Gemessen an diesen Voraussetzungen war die Verhängung eines Ordnungsgeldes vorliegend ermessensfehlerhaft. Das Arbeitsgericht hat das Ordnungsgeld gegen die Beklagten erst fünf Tage nach Schluss der Kammersitzung vom 29.10.2002, in deren direkten Anschluss bereits das Schlussurteil verkündet worden war, erlassen. Der Rechtsstreit war mithin trotz unentschuldigten Ausbleibens des persönlich geladenen Geschäftsführers am 29.10.2002 entscheidungsreif, sodass das Arbeitsgericht am Schluss des gleichen Sitzungstages ein Schlussurteil verkündete. Der mit dem Ordnungsgeld verfolgte Zweck, liegt nicht in einer Bestrafung der nicht erschienenen Partei, sondern allein in der Verfahrensförderung. Die Förderung des Verfahrens, indem die Partei nachhaltig auf ihre Pflicht zum persönlichen Erscheinen hingewirkt wird, konnte der angefochtene Beschluss nicht mehr erreichen. Das Verfahren war bereits bei Erlass des Ordnungsgeldbeschlusses erledigt. Die sich etwa aus dem Fernbleiben des Geschäftsführers etwaig ergebenden Nachteile (fehlende gütliche Einigung) hat die Beklagte nunmehr durch das verkündete Urteil zu tragen.

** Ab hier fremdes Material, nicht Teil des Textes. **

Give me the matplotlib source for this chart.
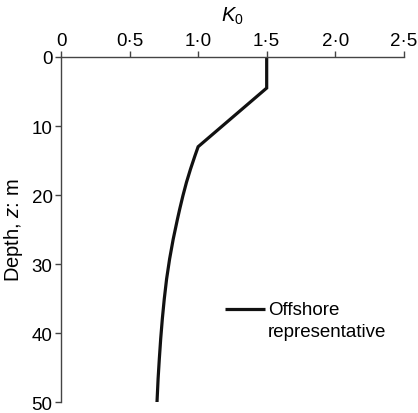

Die Festsetzung des Ordnungsgeldes kann auch nicht damit begründet werden, dass in der mündlichen Verhandlung vom 29.10.2002 keine gütliche Einigung erzielt werden konnte. Dabei ist unerheblich, ob der Prozessbevollmächtigte der Beklagten einen Vergleich auch ohne Widerrufsvorbehalt hätte abschließen können. Denn selbst wenn er zu einem solchen Vergleich nicht bevollmächtigt gewesen sein sollte, rechtfertigt dies wegen der Entscheidungsreife des Rechtsstreits nicht die Festsetzung eines Ordnungsgeldes.

Eine andere Aussage trifft auch nicht der von dem Arbeitsgericht Lübeck zur Begründung seiner Entscheidung herangezogene Beschluss des LAG Schleswig-Holstein vom 26.09.2002 - 6 Ta 117/02 -. Jener Fall ist mit dem vorliegenden Sachverhalt nicht vergleichbar. In jenem Beschwerdeverfahren war die Festsetzung eines Ordnungsgeldes für rechtmäßig erachtet worden, da der Rechtsstreit aufgrund des Ausbleibens der Partei nicht bereits im ersten Kammertermin zum Abschluss gebracht werden konnte, sondern erst einen Monat später in einem weiteren Kammertermin. Hierin sah die 6. Kammer des hiesigen LAG zutreffend eine von der Partei verursachte Verfahrensverzögerung.

Nach alledem war der Ordnungsgeldbeschluss aufzuheben.